Where Blockchain Meets Contract Law #1: KOL Agreements

Where Blockchain Meets Contract Law #1: KOL Agreements

Since 2018 I’ve been advising blockchain projects on contracting matters. The blockchain space does things a little differently, which makes contracting more interesting than you might expect. In this series I’ll share some of the unique features and contracting matters I encounter.

KOLs?

A KOL (Key Opinion Leader) is the person behind a social media account that gets a lot of online engagement. They’re the go-to marketing machines in crypto. The reason why projects want to get KOLs on board is quite simple: they can easily reach the end-users that actually spend money.

Since everyone in the space knows a friend of a friend who’s been scammed or hacked, people have adopted a mistrusting behavior towards traditional advertisements. You see an ad for a new token project and your immediate reaction is “yeah, right.” But an endorsement from a KOL you follow? That gives a project some form of credibility and legitimacy. Or at least the notion of it.

It’s not actually about trust in the traditional sense. It’s more like social proof at scale. If someone with 500K followers is talking about a project, it feels less sketchy than a random Google ad. Whether that’s rational or not is beside the pointโ€”it works.

The incentives

Projects throw serious money at this. Rewards range from $50 to $50,000 for a single tweet. Yes, you read that right. One tweet.

Sometimes KOLs are offered a percentage of the future token supply or NFT collection instead of cash. Most KOLs sell these assets instantly, which tells you everything you need to know about whether they actually believe in the projects they’re promoting.

The legal risk: no disclosures

The main legal risk lies in the lack of proper disclosures, for both the KOL and the projects. KOLs rarely disclose that they’re being paid for tweeting, and projects prefer they stay silent. Everyone just pretends it’s organic enthusiasm.

Under the EU Unfair Commercial Practices Directive and Digital Services Act, both the influencer and the company are liable for misleading commercial practices. Penalties vary by member state, with some countries like France imposing high criminal penalties.

In the USA, the FTC requires disclosure of brand connections, with violations costing up to $53,088 per undisclosed post. And if the token happens to be a security? The SEC can seek forfeiture of all compensation plus civil penalties exceeding the original payment. Suddenly that $10,000 tweet costs you $50,000 in fines.

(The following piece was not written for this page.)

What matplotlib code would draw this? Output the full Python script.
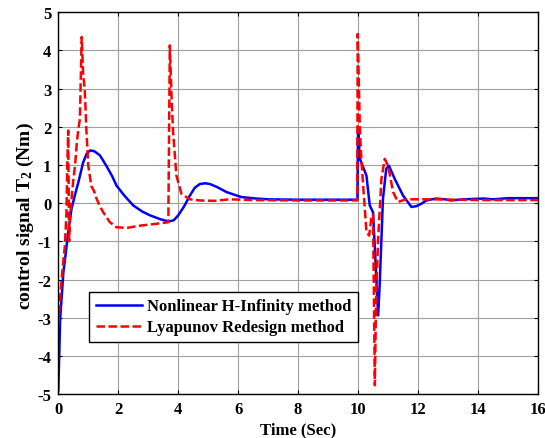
import matplotlib
matplotlib.use("Agg")
import matplotlib.pyplot as plt

# control torque T2 for the two controllers
t_hinf = [0, 0.03, 0.06, 0.1, 0.17, 0.25, 0.33, 0.44, 0.55, 0.67, 0.83, 0.95, 1.06, 1.2,
          1.39, 1.6, 1.8, 1.94, 2.2, 2.5, 2.8, 3.06, 3.4, 3.67, 3.85, 4.0, 4.2, 4.39,
          4.55, 4.72, 4.9, 5.06, 5.3, 5.61, 6.1, 6.6, 7.0, 8.0, 9.0, 9.98, 10.0, 10.06,
          10.17, 10.28, 10.39, 10.5, 10.58, 10.67, 10.72, 10.78, 10.83, 10.94, 11.03,
          11.22, 11.5, 11.78, 11.94, 12.1, 12.28, 12.6, 12.9, 13.1, 13.5, 14.2, 14.5,
          15.0, 16.0]
u_hinf = [-4.9, -4.0, -3.05, -2.6, -1.8, -1.3, -0.76, -0.15, 0.2, 0.55, 1.07, 1.3, 1.38, 1.36,
          1.25, 0.98, 0.7, 0.46, 0.2, -0.06, -0.22, -0.32, -0.42, -0.48, -0.45, -0.32, -0.08, 0.2,
          0.4, 0.5, 0.52, 0.5, 0.42, 0.29, 0.16, 0.12, 0.1, 0.09, 0.09, 0.09, 1.94, 1.16,
          0.94, 0.72, -0.06, -0.24, -1.5, -2.94, -2.16, -0.93, 0.11, 0.9, 0.98,
          0.64, 0.2, -0.1, -0.08, -0.02, 0.07, 0.12, 0.1, 0.07, 0.1, 0.12, 0.1,
          0.13, 0.13]

t_lyap = [0, 0.05, 0.11, 0.17, 0.22, 0.27, 0.3, 0.33, 0.36, 0.4, 0.44, 0.5, 0.56, 0.62,
          0.67, 0.72, 0.78, 0.83, 0.88, 0.94, 1.0, 1.1, 1.2, 1.28, 1.4, 1.5, 1.72, 1.94,
          2.28, 2.72, 3.28, 3.67, 3.72, 3.78, 3.83, 3.94, 4.11, 4.39, 4.72, 5.2, 5.72,
          6.5, 8.0, 9.97, 9.99, 10.03, 10.06, 10.11, 10.17, 10.28, 10.37, 10.44, 10.5,
          10.56, 10.6, 10.67, 10.78, 10.89, 11.0, 11.17, 11.33, 11.6, 12.5, 14.0, 16.0]
u_lyap = [-3.2, -2.6, -2.0, -1.5, -1.1, -0.3, 1.0, 1.9, -1.0, -0.3, 0.1, 0.6, 1.0, 1.6,
          1.95, 2.2, 4.35, 3.34, 3.0, 1.86, 0.98, 0.45, 0.3, 0.11, -0.1, -0.24, -0.5, -0.63,
          -0.65, -0.59, -0.54, -0.5, 4.13, 2.73, 1.86, 0.72, 0.24, 0.1, 0.07, 0.06, 0.1,
          0.08, 0.07, 0.07, 4.43, 3.0, 1.94, 1.16, 0.46, -0.76, -0.85, -0.41, -0.3,
          -4.77, -2.5, -0.93, 0.64, 1.16, 0.98, 0.29, 0.03, 0.1, 0.1, 0.08, 0.08]

x_ticks = [0, 2, 4, 6, 8, 10, 12, 14, 16]
y_ticks = [-5, -4, -3, -2, -1, 0, 1, 2, 3, 4, 5]

plt.rcParams.update({
    "font.family": "Liberation Serif",
    "font.weight": "bold",
    "font.size": 12,
    "axes.unicode_minus": False,
    "mathtext.fontset": "custom",
    "mathtext.rm": "Liberation Serif:bold",
    "mathtext.it": "Liberation Serif:bold",
    "mathtext.bf": "Liberation Serif:bold",
})

fig = plt.figure(figsize=(5.45, 4.39), dpi=100)
ax = fig.add_axes([0.107, 0.100, 0.880, 0.870])

ax.plot(t_hinf, u_hinf, color="#0000ff", lw=1.8, label="Nonlinear H-Infinity method")
ax.plot(t_lyap, u_lyap, color="#ff0000", lw=1.8, ls=(0, (3.4, 1.4)), label="Lyapunov Redesign method")

ax.set_xlim(0, 16); ax.set_ylim(-5, 5)
ax.set_xticks(x_ticks); ax.set_yticks(y_ticks)
ax.tick_params(direction="in", top=True, right=True, length=3, width=0.8, pad=5)
for lbl in ax.get_xticklabels() + ax.get_yticklabels():
    lbl.set_fontweight("bold")
ax.grid(True, color="#a0a0a0", lw=0.8)
for s in ax.spines.values():
    s.set_linewidth(1.0)

ax.set_xlabel("Time (Sec)", fontweight="bold", fontsize=12, labelpad=3)
ax.set_ylabel("control signal T$_2$ (Nm)", fontweight="bold", fontsize=14)
ax.yaxis.set_label_coords(-0.047, 0.47)

leg = ax.legend(loc="lower left", bbox_to_anchor=(0.064, 0.136), borderaxespad=0,
                fancybox=False, framealpha=1, edgecolor="black", handlelength=2.75,
                handletextpad=0.35, borderpad=0.4, labelspacing=0.3,
                prop={"weight": "bold", "size": 12})
leg.get_frame().set_linewidth(1.0)

fig.savefig("out.png", dpi=100)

In recent years, KOLs and projects have actually become more receptive to the legal risks. Or at least they were, until presidents and celebrities started launching memecoins and NFTs. Then the market “normalized” openly profiting from project endorsements without any disclosures whatsoever. When a sitting president can shill a memecoin, why should a crypto influencer worry about FTC guidelines?

How is a KOL agreement structured?

In traditional influencer marketing, you’d expect to see clear deliverables and performance metrics, representations and warranties about follower authenticity, indemnification clauses for regulatory violations and disclosure requirements. You know, actual legal protections.

KOL agreements are not your average legal agreement. No 10-page contracts full of legal clauses. No warranties, no indemnification, no performance metrics.

Just a DM on X or Telegram.

They’re based on trust and the contract is incredibly simple: “We will pay you $10,000 for 4 engaging tweets about our project, to be posted each Friday from now. Please share your Ethereum address for payment after the last tweet.”

That’s it. That’s the industry standard.

No discussion of what happens if the tweets don’t perform. No clause about what “engaging” actually means. No protection if the KOL ghosts you after two tweets. No recourse if they trash your project the following week. No indemnification if regulators come knocking. Just vibes and a wallet address.

Would you agree to such a deal?

Most projects do. Because in crypto, speed matters more than legal protection. By the time you’d negotiate a proper contract, the opportunity’s gone. The token has already launched, the hype cycle has moved on, and that KOL is promoting someone else’s project.

So everyone operates on a handshake (or really, a Direct Message) and hopes for the best. Until something goes wrong. Then they realize why traditional contracts exist in the first place.